IBM has mischaracterized SCO's lawsuit against the computer giant and failed to provide relevant information during the discovery portion of the case, SCO argued in filings submitted to the United States District Court for the District of Utah. A summary judgment would be premature, because SCO has acted in good faith and has not yet had the opportunity to make full discovery, SCO maintains.
IBM has been seeking a summary judgement in the case, which could essentially put an end to the matter, according to legal experts. Big Blue has also asked the court for a declaratory judgment on the question of whether IBM violated SCO's copyright, which would prevent new copyright claims from being brought against IBM at a later date.
Though SCO has asserted that Linux contains code copied line for line from its Unix System V source code, the Thursday filings indicate that SCO does not believe that IBM was responsible for these alleged violations.

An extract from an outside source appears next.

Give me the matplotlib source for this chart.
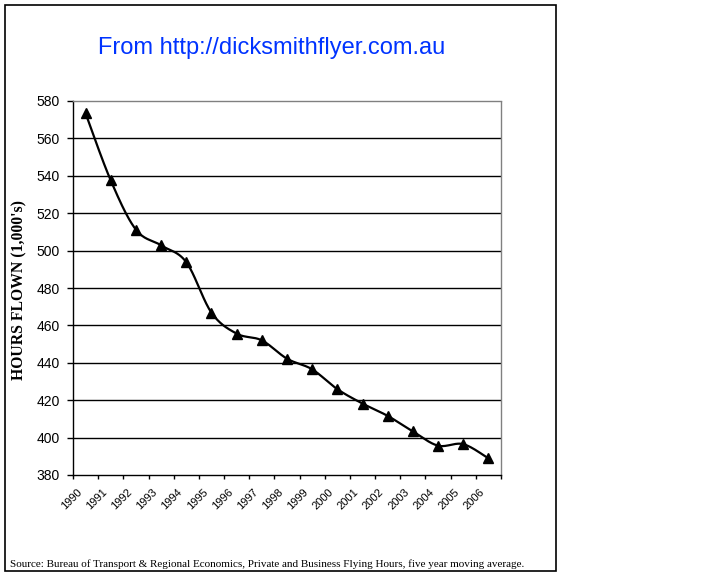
import numpy as np
import matplotlib
matplotlib.use("Agg")
import matplotlib.pyplot as plt
from matplotlib.patches import Rectangle
import matplotlib.transforms as mtransforms

years = ["1990", "1991", "1992", "1993", "1994", "1995", "1996", "1997", "1998",
         "1999", "2000", "2001", "2002", "2003", "2004", "2005", "2006"]
hours = [573.4, 537.5, 511.2, 502.8, 493.8, 466.8, 455.6, 452.0, 442.2,
         436.5, 425.9, 418.2, 411.6, 403.3, 395.7, 396.5, 388.9]
y_ticks = [380, 400, 420, 440, 460, 480, 500, 520, 540, 560, 580]

title = "From http://dicksmithflyer.com.au"
ylabel = "HOURS FLOWN (1,000's)"
source = ("Source: Bureau of Transport & Regional Economics, Private and Business "
          "Flying Hours, five year moving average.")

W, H = 720, 576
fig = plt.figure(figsize=(7.2, 5.76), dpi=100)

def fx(px):
    return px / W

def fy(py):
    return 1 - py / H

left, right, top, bottom = 73, 501, 101, 475
ax = fig.add_axes([fx(left), fy(bottom), fx(right - left), (bottom - top) / H])

x = np.arange(len(hours))
yv = np.array(hours, dtype=float)

# Excel-style smoothed line: cubic Bezier through points (Catmull-Rom control points)
def smooth_curve(xs, ys, n=30):
    px = np.concatenate([[xs[0]], xs, [xs[-1]]])
    py = np.concatenate([[ys[0]], ys, [ys[-1]]])
    out_x, out_y = [], []
    t = np.linspace(0, 1, n)
    for i in range(1, len(px) - 2):
        p0 = np.array([px[i], py[i]])
        p3 = np.array([px[i + 1], py[i + 1]])
        c1 = p0 + (np.array([px[i + 1], py[i + 1]]) - np.array([px[i - 1], py[i - 1]])) / 6
        c2 = p3 - (np.array([px[i + 2], py[i + 2]]) - np.array([px[i], py[i]])) / 6
        b = ((1 - t) ** 3)[:, None] * p0 + (3 * (1 - t) ** 2 * t)[:, None] * c1 \
            + (3 * (1 - t) * t ** 2)[:, None] * c2 + (t ** 3)[:, None] * p3
        out_x.extend(b[:, 0]); out_y.extend(b[:, 1])
    return np.array(out_x), np.array(out_y)

sx, sy = smooth_curve(x.astype(float), yv)
ax.plot(sx, sy, color="black", lw=1.6, zorder=3, solid_capstyle="round")
ax.plot(x, yv, linestyle="none", marker="^", markersize=7.5, color="black", zorder=4)

ax.set_xlim(-0.5, len(hours) - 0.5)
ax.set_ylim(380, 580)

# gridlines
for v in y_ticks[1:-1]:
    ax.axhline(v, color="black", lw=1.0, zorder=1)

ax.set_yticks(y_ticks)
ax.set_yticklabels([str(v) for v in y_ticks], family="Liberation Sans", fontsize=10)
ax.tick_params(axis="y", direction="out", length=4, width=1, pad=5.5, colors="black")

# x: major ticks at category boundaries, labels at centres
ax.set_xticks(np.arange(len(hours) + 1) - 0.5)
ax.set_xticklabels([])
ax.tick_params(axis="x", which="major", direction="out", length=3, width=1)
ax.set_xticks(x, minor=True)
ax.set_xticklabels(years, minor=True, rotation=45, ha="right", va="top",
                   rotation_mode="anchor", family="Liberation Sans", fontsize=8)
ax.tick_params(axis="x", which="minor", length=0, pad=8.5)
offset = mtransforms.ScaledTranslation(-9 / 100, 0, fig.dpi_scale_trans)
for lab in ax.get_xticklabels(minor=True):
    lab.set_transform(lab.get_transform() + offset)

for s in ["left", "bottom"]:
    ax.spines[s].set_color("black")
    ax.spines[s].set_linewidth(1.0)
for s in ["top", "right"]:
    ax.spines[s].set_color("#808080")
    ax.spines[s].set_linewidth(1.0)
    ax.spines[s].set_linestyle((0, (1, 1)))

fig.text(fx(19), fy(290), ylabel, rotation=90, ha="center", va="center",
         family="Liberation Serif", fontweight="bold", fontsize=11.3)

fig.text(fx(272), fy(54), title, ha="center", va="baseline",
         family="Liberation Sans", fontsize=17, color="#0033ff")

fig.text(fx(10), fy(567), source, ha="left", va="baseline",
         family="Liberation Serif", fontsize=8)

fig.patches.append(Rectangle((fx(5), fy(571)), fx(551), (571 - 5) / H,
                             transform=fig.transFigure, fill=False,
                             edgecolor="black", lw=1.2))

fig.savefig("out.png", dpi=100, facecolor="white")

"SCO has not alleged any copyright violation based on IBM's contributions to Linux," the filings state. The only copyright claim SCO has brought against IBM has to do with the AIX and Dynix operating systems, which IBM continued to distribute after SCO "terminated" IBM's Unix licenses last year, the filings state.
IBM has criticized SCO in past court filings, claiming the company so far has failed to provide evidence of IBM's infringement.
In Thursday's filings, SCO fought back, accused IBM of mischaracterizing the matter.
"No matter how many times IBM mischaracterizes it, this case is not about literal copying of Unix source code into Linux," SCO wrote. "Instead, SCO has claimed from the very outset that IBM's contribution to Linux of the "resulting materials" it created as modifications to or derivative works based on Unix System V... constitutes a breach of IBM's licensing agreements."
Because SCO's public statements about alleged copyright infringement in Linux have been stronger than those in its court filings, the question of whether the SCO vs. IBM case is simply a contract dispute between the two companies or a copyright case -- which could create greater liabilities for users -- has been obscured, said Jonathan Eunice, an analyst with industry research firm Illuminata.
"It's a squishy case," Eunice said. "There was this whole period of multiple months where SCO was essentially saying there is line-for-line copying, ergo it's a clear-cut copyright case for us."
"If you talked to (SCO's) lawyers, they treated the copyright case as more of an indication than the real case they wanted to bring. I believe that they want to broaden out the case (to include more copyright claims)," he said.
IBM and SCO will have an opportunity to argue their positions on the summary judgment question on Aug. 4, when the court hears oral arguments on the matter, said Blake Stowell, an SCO spokesman.
IBM declined to comment for this story.